The iPhone calculator, rebuilt

This calculator was created for my first computer science class in Grade 11. The assignment was to build a working calculator, and I decided to challenge myself by making mine look and behave similarly to the iPhone calculator app.

The program includes a custom graphical interface, number buttons, operators, a display area, clear/reset controls, and extra functions such as rounding, percent, powers, pi, and negative values. I focused on making it feel more polished than a basic calculator assignment.

Design approach

I wanted the calculator to be simple, recognizable, and easy to use. The layout was inspired by the iPhone calculator, with large buttons, a clear display, darker number buttons, and orange operation buttons.
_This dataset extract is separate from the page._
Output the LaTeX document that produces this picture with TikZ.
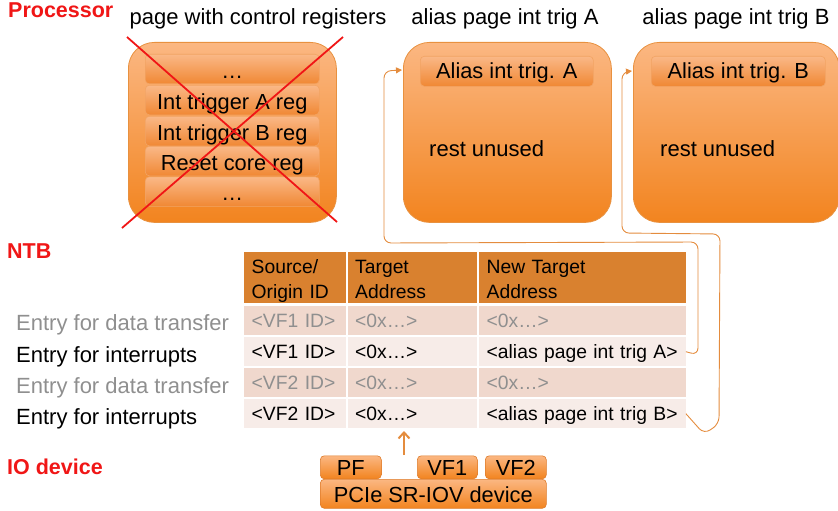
\documentclass[tikz,border=0pt]{standalone}
\usepackage{fontspec}
\setmainfont{Liberation Sans}
\usetikzlibrary{arrows.meta}
\definecolor{boxtop}{HTML}{FBB782}
\definecolor{boxbot}{HTML}{F2841F}
\definecolor{boxedge}{HTML}{E8913F}
\definecolor{bartop}{HTML}{FAB887}
\definecolor{barbot}{HTML}{F08834}
\definecolor{baredge}{HTML}{F2A464}
\definecolor{devedge}{HTML}{DE7C2C}
\definecolor{headfill}{HTML}{D9812F}
\definecolor{datafill}{HTML}{F0D8CD}
\definecolor{intfill}{HTML}{F7ECE8}
\definecolor{greytext}{HTML}{8F8F8F}
\definecolor{hotred}{HTML}{F01616}
\definecolor{linkorange}{HTML}{E48C3E}
\tikzset{page/.style={draw=boxedge,line width=.8pt,rounded corners=26pt,top color=boxtop,bottom color=boxbot,inner sep=0pt,anchor=north west,minimum width=208pt,minimum height=180pt},
reg/.style={draw=baredge,line width=.6pt,rounded corners=4pt,top color=bartop,bottom color=barbot,inner sep=0pt,anchor=north west,minimum width=174pt,minimum height=29.5pt,text height=19.5pt,text depth=1pt,font=\fontsize{21.8}{24}\selectfont},
dev/.style={reg,draw=devedge,top color=boxtop,bottom color=boxbot,text height=18pt,text depth=1.5pt},
cell/.style={anchor=north west,inner xsep=7.5pt,inner ysep=0pt,minimum height=29pt,align=left,text height=15pt,text depth=1pt,font=\fontsize{19.3}{25}\selectfont},
head/.style={cell,fill=headfill,minimum height=51pt,text height=21.6pt,text depth=29.4pt},
label/.style={inner sep=0pt,font=\fontsize{22}{24}\selectfont},
part/.style={label,anchor=base west,text=hotred,font=\fontsize{21.5}{24}\selectfont\bfseries},
link/.style={draw=linkorange,line width=.9pt,rounded corners=7pt,-{Triangle[length=6pt,width=6pt]}},
trig/.style={draw=linkorange,line width=2pt,-{Straight Barb[length=6pt,width=11pt]}}}

\begin{document}
\begin{tikzpicture}[x=1pt,y=-1pt]
\path[use as bounding box] (0,0) rectangle (838,511);
\node[part] (proc) at (8,18) {Processor};
\node[part] (ntb) at (7,258) {NTB};
\node[part] (iodev) at (7,474) {IO device};
\node[label,anchor=base] (ctrltitle) at (258,25) {page with control registers};
\node[label,anchor=base] (alAtitle) at (505,25) {alias page int trig A};
\node[label,anchor=base] (alBtitle) at (736,25) {alias page int trig B};
% pages
\node[page] (ctrl) at (128,42) {};
\node[reg] (ctrl0) at (145,54) {…};
\node[reg] (ctrl1) at (145,85) {Int trigger A reg};
\node[reg] (ctrl2) at (145,116) {Int trigger B reg};
\node[reg] (ctrl3) at (145,146) {Reset core reg};
\node[reg] (ctrl4) at (145,176.5) {…};
\draw[hotred,line width=1.8pt] (127,37) -- (337,222);
\draw[hotred,line width=1.8pt] (343,37) -- (122,228);
\node[page] (alA) at (403,42) {};
\node[reg,minimum width=173pt,minimum height=30pt,text height=17pt,text depth=2pt] (alAreg) at (420,56) {Alias int trig. A};
\node[label,anchor=base west] (alArest) at (429,156) {rest unused};
\node[page,minimum width=206pt] (alB) at (633,42) {};
\node[reg,minimum width=174pt,minimum height=30pt,text height=17pt,text depth=2pt] (alBreg) at (651,56) {Alias int trig. B};
\node[label,anchor=base west] (alBrest) at (660,156) {rest unused};
% table
\node[head,text width=87pt] (hsrc) at (244,251.7) {Source/\\Origin ID};
\node[head,text width=114.5pt] (htgt) at (347.5,251.7) {Target\\Address};
\node[head,text width=191.5pt] (hnew) at (479,251.7) {New Target\\Address};
\node[cell,fill=datafill,text=greytext,text width=87pt] (r1src) at (244,306) {<VF1 ID>};
\node[cell,fill=datafill,text=greytext,text width=114.5pt] (r1tgt) at (347.5,306) {<0x…>};
\node[cell,fill=datafill,text=greytext,text width=191.5pt] (r1new) at (479,306) {<0x…>};
\node[cell,fill=intfill,text width=87pt] (r2src) at (244,337) {<VF1 ID>};
\node[cell,fill=intfill,text width=114.5pt] (r2tgt) at (347.5,337) {<0x…>};
\node[cell,fill=intfill,text width=191.5pt] (r2new) at (479,337) {\mbox{<alias page int trig A>}};
\node[cell,fill=datafill,text=greytext,text width=87pt] (r3src) at (244,368) {<VF2 ID>};
\node[cell,fill=datafill,text=greytext,text width=114.5pt] (r3tgt) at (347.5,368) {<0x…>};
\node[cell,fill=datafill,text=greytext,text width=191.5pt] (r3new) at (479,368) {<0x…>};
\node[cell,fill=intfill,text width=87pt] (r4src) at (244,399) {<VF2 ID>};
\node[cell,fill=intfill,text width=114.5pt] (r4tgt) at (347.5,399) {<0x…>};
\node[cell,fill=intfill,text width=191.5pt] (r4new) at (479,399) {\mbox{<alias page int trig B>}};
\node[label,anchor=base west,text=greytext] (lbl1) at (16,330) {Entry for data transfer};
\node[label,anchor=base west] (lbl2) at (16,362.5) {Entry for interrupts};
\node[label,anchor=base west,text=greytext] (lbl3) at (16,393) {Entry for data transfer};
\node[label,anchor=base west] (lbl4) at (16,424) {Entry for interrupts};
% device
\node[dev,minimum width=61pt,minimum height=23pt] (pf) at (320,455.5) {PF};
\node[dev,minimum width=60pt,minimum height=23pt] (vf1) at (417,455.5) {VF1};
\node[dev,minimum width=61pt,minimum height=23pt] (vf2) at (485,455.5) {VF2};
\node[dev,minimum width=226pt,minimum height=29pt] (pcie) at (320,479) {PCIe SR-IOV device};
\coordinate (trigsrc) at (404,455);
\coordinate (trigend) at (404,431);
\draw[trig] (trigsrc) -- (trigend);
% remap links
\coordinate (alAin) at (402,70);
\coordinate (alBin) at (632,71);
\draw[link] (r2new.east) -- (698,355) -- (698,242) -- (384,243) -- (384,71) -- (alAin);
\draw[link] (r4new.east) -- (704,434) -- (719,424) -- (720,234) -- (622,233) -- (622,72) -- (alBin);
\end{tikzpicture}
\end{document}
Since this was one of my earliest programming projects, a lot of the work involved learning how to connect the visual interface to the actual calculation logic. Each button needed to update the display, store values, and respond correctly depending on what the user pressed.

Project Screenshots

The calculator interface showing number input, decimal values, operation buttons, and extra calculator functions.

What the Project Included

Calculator Logic

The program handles number input, basic operations, decimal values, clearing the display, and calculating results based on the buttons selected by the user.

Custom Interface

I designed a visual layout inspired by the iPhone calculator, using a large display, grouped buttons, colour-coded operations, and a simple button-based workflow.

Extra Functions

In addition to standard calculator operations, the project included extra options such as rounding, percent, powers, pi, and switching between positive and negative values.

What stuck with me

Where I started caring about UX

This project helped me understand how user interfaces and program logic connect together. Pressing a button is simple from the user's perspective, but behind the scenes the program has to track input, store numbers, handle operations, and update the display correctly. It also gave me early practice with debugging. Calculator logic can break in small ways if values are stored incorrectly, so I had to test different inputs and make sure the program responded properly (an example is divide by zero error).

Looking back, this was one of my first projects where I tried to go beyond the basic assignment requirements. Instead of only making a calculator that worked, I wanted it to feel like a real app with a recognizable layout and cleaner presentation. Even though it is a simple project compared to what I have made since, it represents an early point where I started caring about both functionality and user experience.